Por fim, parece que Portugal sancionou a ocupação por razões morais. Devem ser aquelas a que se referia o Papa, quando disse que os fazedores desta guerra assumiam uma grande responsabilidade moral. Longe de nós fugirmos às nossas responsabilidades; embora ande tudo distraído a saltar às canelas do acontecimento mediático do dia, torturando-o malcriadamente com perguntas a que não quer nem vai responder.
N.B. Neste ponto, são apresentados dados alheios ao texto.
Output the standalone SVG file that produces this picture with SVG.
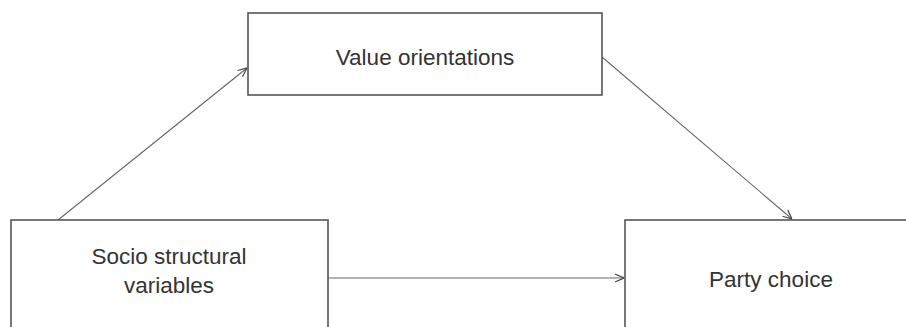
<svg xmlns="http://www.w3.org/2000/svg" width="906" height="327" viewBox="0 0 906 327">
<style>
.box{fill:#fff;stroke:#555;stroke-width:1.6}
.lbl{font-family:"Liberation Sans",Arial,sans-serif;font-size:22.5px;fill:#333;text-anchor:middle}
.conn{stroke:#666;stroke-width:1.1;fill:none;marker-end:url(#arr)}
</style>
<defs>
<marker id="arr" viewBox="0 0 10 10" refX="10" refY="5" markerWidth="10" markerHeight="10" markerUnits="userSpaceOnUse" orient="auto">
<path d="M1,1 L10,5 L1,9" fill="none" stroke="#444" stroke-width="1.2"/>
</marker>
</defs>
<rect width="906" height="327" fill="#fff"/>
<g id="connectors">
<line class="conn" x1="58" y1="220" x2="247" y2="68"/>
<line class="conn" x1="602" y1="57" x2="792" y2="219"/>
<line class="conn" x1="328" y1="278" x2="624" y2="278"/>
</g>
<g id="value">
<rect class="box" x="248" y="13" width="354" height="82"/>
<text class="lbl" x="425" y="65">Value orientations</text>
</g>
<g id="socio">
<rect class="box" x="11" y="220" width="317" height="115"/>
<text class="lbl" x="169" y="264">Socio structural</text>
<text class="lbl" x="169" y="293">variables</text>
</g>
<g id="party">
<rect class="box" x="625" y="220" width="295" height="115"/>
<text class="lbl" x="771" y="287">Party choice</text>
</g>
</svg>
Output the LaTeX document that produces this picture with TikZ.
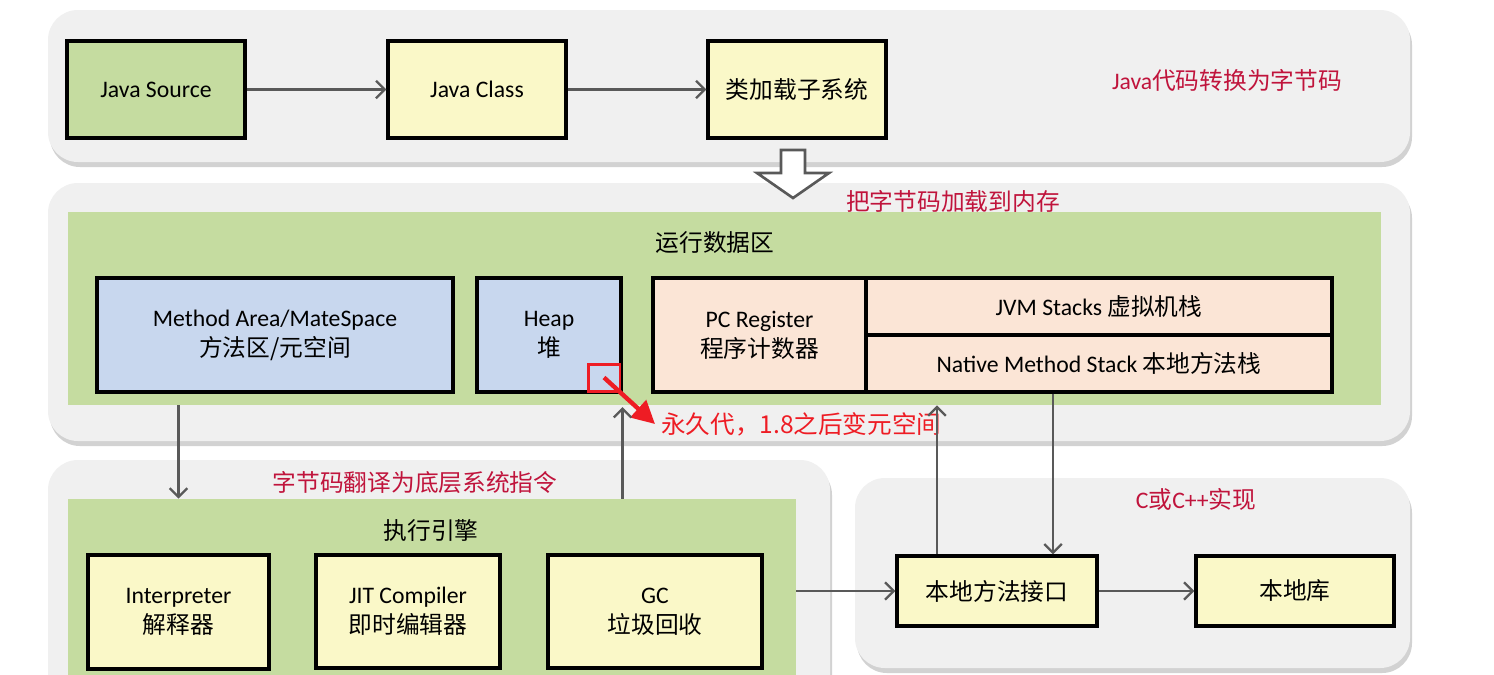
\documentclass[tikz,border=0pt]{standalone}
\usepackage{fontspec}
\setmainfont{Carlito}
\newfontfamily\cjk{Noto Sans CJK SC}
\newcommand\zh[1]{{\cjk #1}}
\usetikzlibrary{arrows.meta}
\definecolor{panelgray}{HTML}{F0F0F0}
\definecolor{shadowgray}{HTML}{D2D2D2}
\definecolor{areagreen}{HTML}{C5DCA0}
\definecolor{boxyellow}{HTML}{FAF8C8}
\definecolor{boxblue}{HTML}{C8D7EE}
\definecolor{boxpink}{HTML}{FBE5D6}
\definecolor{linegray}{HTML}{595959}
\definecolor{headred}{HTML}{C0143C}
\definecolor{notered}{HTML}{EE1C24}
\begin{document}
\begin{tikzpicture}
  [
    x=0.02cm, y=-0.02cm,
    box/.style={draw=black, line width=1.8pt, fill=boxyellow, align=center,
      inner sep=1mm, font=\fontsize{13.5}{17}\selectfont},
    area/.style={fill=areagreen, inner sep=0pt},
    title/.style={font=\fontsize{13.5}{17}\selectfont},
    head/.style={title, text=headred},
    panel/.style={fill=panelgray, rounded corners=0.6cm},
    ld/.style={draw=linegray, line width=1.3pt,
      -{Straight Barb[length=5pt,width=10pt]}}
  ]
  \useasboundingbox (0,0) rectangle (1494,674);
  \clip (0,0) rectangle (1494,674);
  \fill[white] (0,0) rectangle (1494,674);

  % panels
  \foreach \a/\b/\c/\d in {48/10/1410/162, 48/183/1410/441, 48/460/830/720, 855/478/1410/668} {
    \fill[shadowgray, rounded corners=0.6cm] (\a+2,\b+5) rectangle (\c+2,\d+5);
    \fill[panel] (\a,\b) rectangle (\c,\d);
  }
  \node (rda) at (724.5,308.5) [area, minimum width=26.26cm, minimum height=3.86cm] {};
  \node (exe) at (432,599.5) [area, minimum width=14.56cm, minimum height=4.02cm] {};

  % titles
  \node (h1) at (1227,80) [head] {Java\zh{代码转换为字节码}};
  \node (h2) at (953,201) [head] {\zh{把字节码加载到内存}};
  \node (h3) at (415,482) [head] {\zh{字节码翻译为底层系统指令}};
  \node (h4) at (1196,499) [head] {C\zh{或}C++\zh{实现}};
  \node (t1) at (715,243) [title] {\zh{运行数据区}};
  \node (t2) at (431,530) [title] {\zh{执行引擎}};

  % boxes
  \node (src) at (156,89.5) [box, fill=areagreen, minimum width=3.56cm, minimum height=1.94cm] {Java Source};
  \node (cls) at (477,89.5) [box, minimum width=3.56cm, minimum height=1.94cm] {Java Class};
  \node (ldr) at (797,89.5) [box, minimum width=3.56cm, minimum height=1.94cm] {\zh{类加载子系统}};
  \node (meth) at (275,335) [box, fill=boxblue, minimum width=7.12cm, minimum height=2.28cm] {Method Area/MateSpace\\\zh{方法区/元空间}};
  \node (heap) at (549,335) [box, fill=boxblue, minimum width=2.88cm, minimum height=2.28cm] {Heap\\\zh{堆}};
  \node (pc) at (759.5,335) [box, fill=boxpink, minimum width=4.26cm, minimum height=2.28cm] {PC Register\\\zh{程序计数器}};
  \node (jvms) at (1099,306.5) [box, fill=boxpink, minimum width=9.32cm, minimum height=1.14cm] {JVM Stacks \zh{虚拟机栈}};
  \node (nms) at (1099,363.5) [box, fill=boxpink, minimum width=9.32cm, minimum height=1.14cm] {Native Method Stack \zh{本地方法栈}};
  \node (interp) at (178.5,612) [box, minimum width=3.62cm, minimum height=2.28cm] {Interpreter\\\zh{解释器}};
  \node (jit) at (408,611.5) [box, minimum width=3.68cm, minimum height=2.26cm] {JIT Compiler\\\zh{即时编辑器}};
  \node (gc) at (655,611.5) [box, minimum width=4.28cm, minimum height=2.26cm] {GC\\\zh{垃圾回收}};
  \node (jni) at (997,591) [box, minimum width=4cm, minimum height=1.4cm] {\zh{本地方法接口}};
  \node (lib) at (1295,591) [box, minimum width=3.96cm, minimum height=1.4cm] {\zh{本地库}};

  % hollow arrow
  \draw[linegray, line width=1.5pt, fill=white] (781,150) -- (805,150) -- (805,173) -- (829,173)
    -- (793,198) -- (757,173) -- (781,173) -- cycle;

  % note
  \node (perm) at (604,377.5) [draw=notered, line width=1.7pt, minimum width=0.64cm, minimum height=0.54cm] {};
  \node (permnote) at (655,424) [anchor=west, text=notered, font=\fontsize{14}{16}\selectfont] {\zh{永久代，1.8之后变元空间}};
  \draw[notered, line width=2.5pt, -{Triangle[length=13pt,width=13pt]}] (perm.center) -- (permnote.west);

  \draw [ld] (src) -- (cls);
  \draw [ld] (cls) -- (ldr);
  \draw [ld] (rda.south -| interp) -- (exe.north -| interp);
  \draw [ld, shorten >=1pt] (exe.north -| heap.east) -- (rda.south -| heap.east);
  \draw [ld] (exe.east |- jni) -- (jni);
  \draw [ld] (jni) -- (lib);
  \draw [ld] ([xshift=-1.2cm]jni.north) -- ([xshift=-1.2cm]jni.north |- rda.south);
  \draw [ld] ([xshift=-0.92cm]nms.south) -- ([xshift=-0.92cm]nms.south |- jni.north);
\end{tikzpicture}
\end{document}
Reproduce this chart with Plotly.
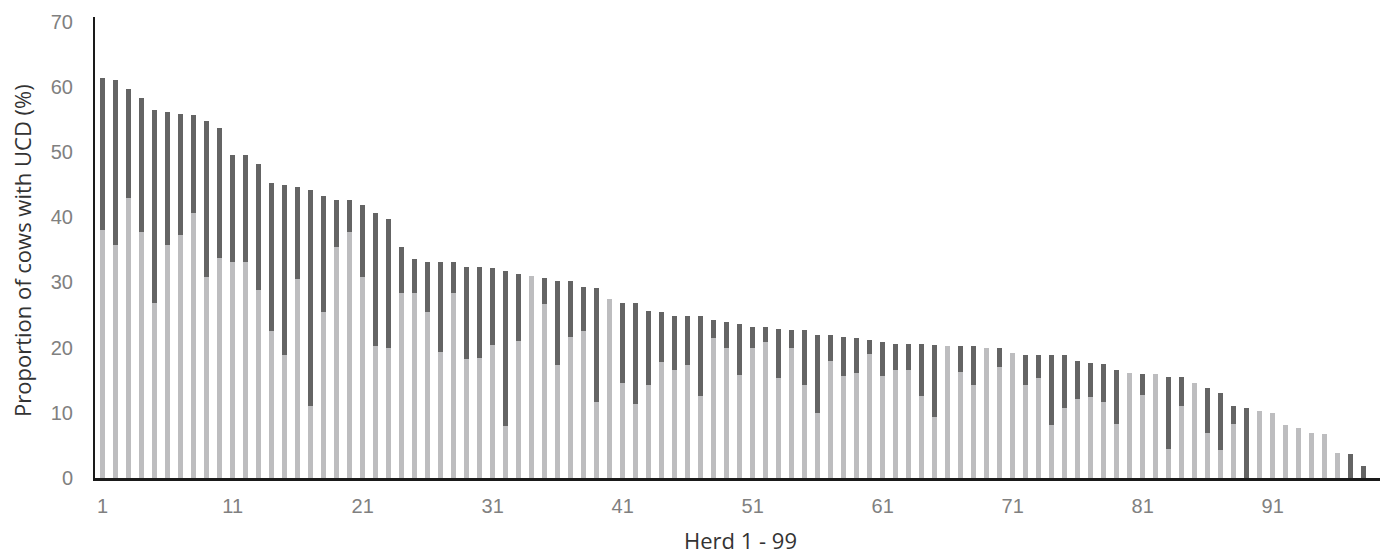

E não, a chinelada não é anti-americanismo primário. É, apenas, uma triste e desencantada constatação. Na verdade, pelo espaço que o tema ocupa no nosso espaço público, suponho que a esperança reside outro lado do canal da Mancha, e do outro lado do Atlântico, no povo americano e no que este tem de melhor. Que reajam contra a onda de obscurantismo que tem varrido este início de milénio. Por cá, infelizmente, e parafraseando um antigo primeiro ministro, de fait divers em fait divers, ainda faltará muito até as gentes arranjarem algo melhor e mais útil para fazer.